But this, in substance if not in detail is what Lord Randolph foresaw and announced; and he was the only man to foresee it. He did not disdain, as Mr. Gladstone did, to look ahead, to form to himself some conception of what the future of England was to be with this rising tide of Democracy. His conception, as I said, was a true conception, and the political genius of the man was never more clearly visible than in this forecast, and in the means he proposed to himself and to his party for dealing with a situation absolutely new.
Lord Randolph's Dartford speech in 1886 will therefore remain a monument to his sagacity. It was a speech which may be read to-day with profit and admiration. So may that at Birmingham, of which "Trust the People" is the motto. I will go farther. If I wanted a body of political doctrine to put into the hands of an American student of English politics I would as soon offer him Lord Randolph's speeches as any other.
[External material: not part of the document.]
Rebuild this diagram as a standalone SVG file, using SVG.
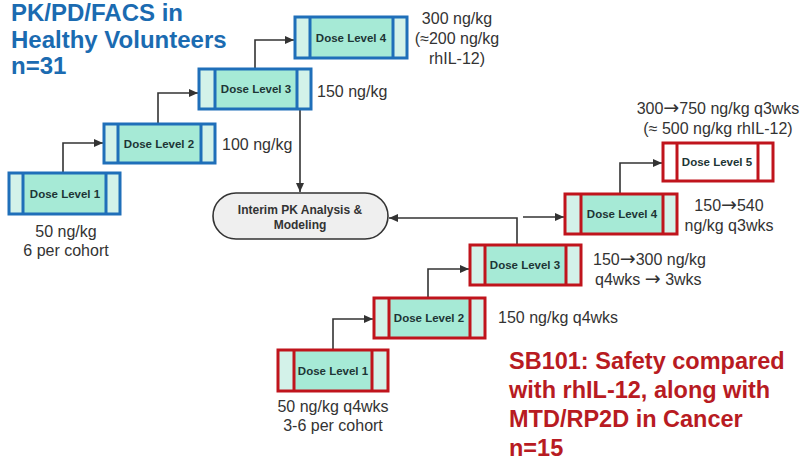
<svg xmlns="http://www.w3.org/2000/svg" width="804" height="461" viewBox="0 0 804 461">
<style>
  .side { fill: #d3f2e9; }
  .mint { fill: #a6ead6; }
  .white { fill: #ffffff; }
  .bstroke { fill: none; stroke: #1f6fb9; stroke-width: 3; }
  .rstroke { fill: none; stroke: #c0141c; stroke-width: 3; }
  .dl { font-family: "Liberation Sans", Arial, sans-serif; font-weight: bold; font-size: 11.5px; fill: #1d3535; text-anchor: middle; }
  .lab { font-family: "Liberation Sans", Arial, sans-serif; font-size: 16px; fill: #333333; }
  .mid { text-anchor: middle; }
  .ar { font-family: "DejaVu Sans", sans-serif; font-size: 19px; }
  .conn { fill: none; stroke: #333333; stroke-width: 1.6; }
  .btitle { font-family: "Liberation Sans", Arial, sans-serif; font-weight: bold; font-size: 24px; fill: #1b6bb1; }
  .rtitle { font-family: "Liberation Sans", Arial, sans-serif; font-weight: bold; font-size: 23.5px; fill: #b81b22; }
  .pk { font-family: "Liberation Sans", Arial, sans-serif; font-weight: bold; font-size: 12px; fill: #333333; text-anchor: middle; }
</style>
<defs>
  <marker id="arr" markerWidth="10" markerHeight="10" refX="9" refY="5" orient="auto" markerUnits="userSpaceOnUse">
    <path d="M0,1 L9,5 L0,9 Z" fill="#333333"/>
  </marker>
</defs>

<g id="title-blue">
  <text class="btitle" x="11" y="21">PK/PD/FACS in</text>
  <text class="btitle" x="11" y="47.5">Healthy Volunteers</text>
  <text class="btitle" x="11" y="74">n=31</text>
</g>

<g id="title-red">
  <text class="rtitle" x="509" y="369">SB101: Safety compared</text>
  <text class="rtitle" x="509" y="398">with rhIL-12, along with</text>
  <text class="rtitle" x="509" y="427">MTD/RP2D in Cancer</text>
  <text class="rtitle" x="509" y="456">n=15</text>
</g>

<g id="connectors">
  <path class="conn" d="M63,173 V143 H103" marker-end="url(#arr)"/>
  <path class="conn" d="M158,124 V93 H198" marker-end="url(#arr)"/>
  <path class="conn" d="M255,69 V40 H294" marker-end="url(#arr)"/>
  <path class="conn" d="M300,109 V192" marker-end="url(#arr)"/>
  <path class="conn" d="M333,350 V319 H373" marker-end="url(#arr)"/>
  <path class="conn" d="M428,298 V269 H469" marker-end="url(#arr)"/>
  <path class="conn" d="M517,245 V218 H389" marker-end="url(#arr)"/>
  <path class="conn" d="M523,217 H564" marker-end="url(#arr)"/>
  <path class="conn" d="M620,194 V163 H662" marker-end="url(#arr)"/>
</g>

<g id="interim">
  <rect x="213" y="193" width="175" height="46" rx="23" ry="23" fill="#efefef" stroke="#333333" stroke-width="1.6"/>
  <text class="pk" x="300" y="214">Interim PK Analysis &amp;</text>
  <text class="pk" x="300" y="229">Modeling</text>
</g>

<g id="b-dl1">
  <rect class="side" x="9" y="173" width="111" height="41"/>
  <rect class="mint" x="23" y="173" width="84" height="41"/>
  <rect class="bstroke" x="9" y="173" width="111" height="41"/>
  <line class="bstroke" x1="23" y1="173" x2="23" y2="214"/>
  <line class="bstroke" x1="106" y1="173" x2="106" y2="214"/>
  <text class="dl" x="65" y="198">Dose Level 1</text>
</g>
<g id="b-dl2">
  <rect class="side" x="104" y="124" width="111" height="39"/>
  <rect class="mint" x="118" y="124" width="84" height="39"/>
  <rect class="bstroke" x="104" y="124" width="111" height="39"/>
  <line class="bstroke" x1="118" y1="124" x2="118" y2="163"/>
  <line class="bstroke" x1="201" y1="124" x2="201" y2="163"/>
  <text class="dl" x="159" y="148">Dose Level 2</text>
</g>
<g id="b-dl3">
  <rect class="side" x="199" y="69" width="112" height="40"/>
  <rect class="mint" x="215" y="69" width="82" height="40"/>
  <rect class="bstroke" x="199" y="69" width="112" height="40"/>
  <line class="bstroke" x1="215" y1="69" x2="215" y2="109"/>
  <line class="bstroke" x1="297" y1="69" x2="297" y2="109"/>
  <text class="dl" x="256" y="93">Dose Level 3</text>
</g>
<g id="b-dl4">
  <rect class="side" x="295" y="17" width="112" height="41"/>
  <rect class="mint" x="310" y="17" width="83" height="41"/>
  <rect class="bstroke" x="295" y="17" width="112" height="41"/>
  <line class="bstroke" x1="310" y1="17" x2="310" y2="58"/>
  <line class="bstroke" x1="393" y1="17" x2="393" y2="58"/>
  <text class="dl" x="351" y="42">Dose Level 4</text>
</g>

<g id="r-dl1">
  <rect class="side" x="278" y="350" width="110" height="41"/>
  <rect class="mint" x="294" y="350" width="78" height="41"/>
  <rect class="rstroke" x="278" y="350" width="110" height="41"/>
  <line class="rstroke" x1="294" y1="350" x2="294" y2="391"/>
  <line class="rstroke" x1="372" y1="350" x2="372" y2="391"/>
  <text class="dl" x="333" y="375">Dose Level 1</text>
</g>
<g id="r-dl2">
  <rect class="side" x="374" y="298" width="111" height="40"/>
  <rect class="mint" x="389" y="298" width="81" height="40"/>
  <rect class="rstroke" x="374" y="298" width="111" height="40"/>
  <line class="rstroke" x1="389" y1="298" x2="389" y2="338"/>
  <line class="rstroke" x1="470" y1="298" x2="470" y2="338"/>
  <text class="dl" x="429" y="322">Dose Level 2</text>
</g>
<g id="r-dl3">
  <rect class="side" x="470" y="245" width="111" height="40"/>
  <rect class="mint" x="485" y="245" width="81" height="40"/>
  <rect class="rstroke" x="470" y="245" width="111" height="40"/>
  <line class="rstroke" x1="485" y1="245" x2="485" y2="285"/>
  <line class="rstroke" x1="566" y1="245" x2="566" y2="285"/>
  <text class="dl" x="525" y="269">Dose Level 3</text>
</g>
<g id="r-dl4">
  <rect class="side" x="565" y="194" width="112" height="40"/>
  <rect class="mint" x="581" y="194" width="82" height="40"/>
  <rect class="rstroke" x="565" y="194" width="112" height="40"/>
  <line class="rstroke" x1="581" y1="194" x2="581" y2="234"/>
  <line class="rstroke" x1="663" y1="194" x2="663" y2="234"/>
  <text class="dl" x="622" y="218">Dose Level 4</text>
</g>
<g id="r-dl5">
  <rect class="white" x="663" y="143" width="110" height="38"/>
  <rect class="rstroke" x="663" y="143" width="110" height="38"/>
  <line class="rstroke" x1="677" y1="143" x2="677" y2="181"/>
  <line class="rstroke" x1="758" y1="143" x2="758" y2="181"/>
  <text class="dl" x="717" y="166">Dose Level 5</text>
</g>

<g id="labels">
  <text class="lab mid" x="457" y="24">300 ng/kg</text>
  <text class="lab mid" x="457" y="44">(≈200 ng/kg</text>
  <text class="lab mid" x="457" y="64">rhIL-12)</text>
  <text class="lab" x="317" y="97">150 ng/kg</text>
  <text class="lab" x="222" y="150">100 ng/kg</text>
  <text class="lab mid" x="66" y="237">50 ng/kg</text>
  <text class="lab mid" x="66" y="256">6 per cohort</text>
  <text class="lab mid" x="718" y="114">300<tspan class="ar">→</tspan>750 ng/kg q3wks</text>
  <text class="lab mid" x="718" y="134">(≈ 500 ng/kg rhIL-12)</text>
  <text class="lab mid" x="729" y="211">150<tspan class="ar">→</tspan>540</text>
  <text class="lab mid" x="729" y="231">ng/kg q3wks</text>
  <text class="lab" x="593" y="265">150<tspan class="ar">→</tspan>300 ng/kg</text>
  <text class="lab" x="595" y="285">q4wks <tspan class="ar">→</tspan> 3wks</text>
  <text class="lab" x="498" y="323">150 ng/kg q4wks</text>
  <text class="lab mid" x="333" y="412">50 ng/kg q4wks</text>
  <text class="lab mid" x="333" y="431">3-6 per cohort</text>
</g>
</svg>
There is no complete collection but there are the two volumes edited by Mr. Louis Jennings and published by Messrs. Longmans in 1889. They cover a period of only nine years, 1880-8, but they are a handbook to the political life of England for a generation. Lord Randolph had this rare merit—rare in this country—he dealt habitually with principles, and his treatment of political questions was not empirical but scientific. And he was absolutely fearless.
He was fearless alike in public and private, and he looked his own fortunes in the face whether they presented themselves to him with the promise of good or of ill. He knew he was a doomed man. He cast his own horoscope shortly before he flung that fatal card upon the table which lost him the game in his long contest with Lord Salisbury. He said:
"I shall be five years in office or in opposition. Then I shall be five years Prime Minister. Then I shall die."
And he was right as to the length of his life though a perverse fate and his one fatal miscalculation, "I forgot Goschen," falsified the rest of his prediction. Mr. Winston Churchill queries this saying but I am inclined to think it authentic.
Many of these matters I used to hear Lord Randolph discuss in private, and even now I suppose they must remain private though the impression his talks left may fairly be described. I listened to his views on finance—long before he was Finance Minister—through nearly the whole of a long summer afternoon. We were at Cliveden. That beautiful possession had not then passed into Mr. Astor's hands. It still belonged to the Duke of Westminster, and had been lent by him to the Duchess of Marlborough—widow of that seventh Duke of Marlborough who was Viceroy of Ireland—and Lord Randolph's mother. The Duchess was a woman who may always be adduced in support of the theory that qualities of mind and character descend from mother to son. She was a woman of great natural shrewdness and force, with an insight into the true nature of such things as interested her; and the one thing that interested her above all others was her second son, Lord Randolph.
"Come for a drive after lunch," said Lord Randolph, and we went in a dog-cart to Burnham Beeches and Taplow and elsewhere for many miles and hours through the woods which are one of the glories of that delightful country. It was a perfect afternoon. You were not the least disposed to ask with Lowell, "What is so rare as a day in June?" Rather:
In the afternoon they came unto a land
In which it seemed always afternoon.
And always June. That is one of the enchantments of this versatile climate. When in a good mood you think it will be always good. And the enchantments in and about Cliveden were many and to-day are many more.
To all of them Lord Randolph seemed for the moment insensible. His mind was upon Finance, and upon Finance he discoursed during the better part of three hours. To the sunlight and the flower-strewn hedges and the far-stretching forests he paid no more attention than he did to his driving. The horse took his own pace, and being a well-trained animal showed a sensible preference for his own side of the road.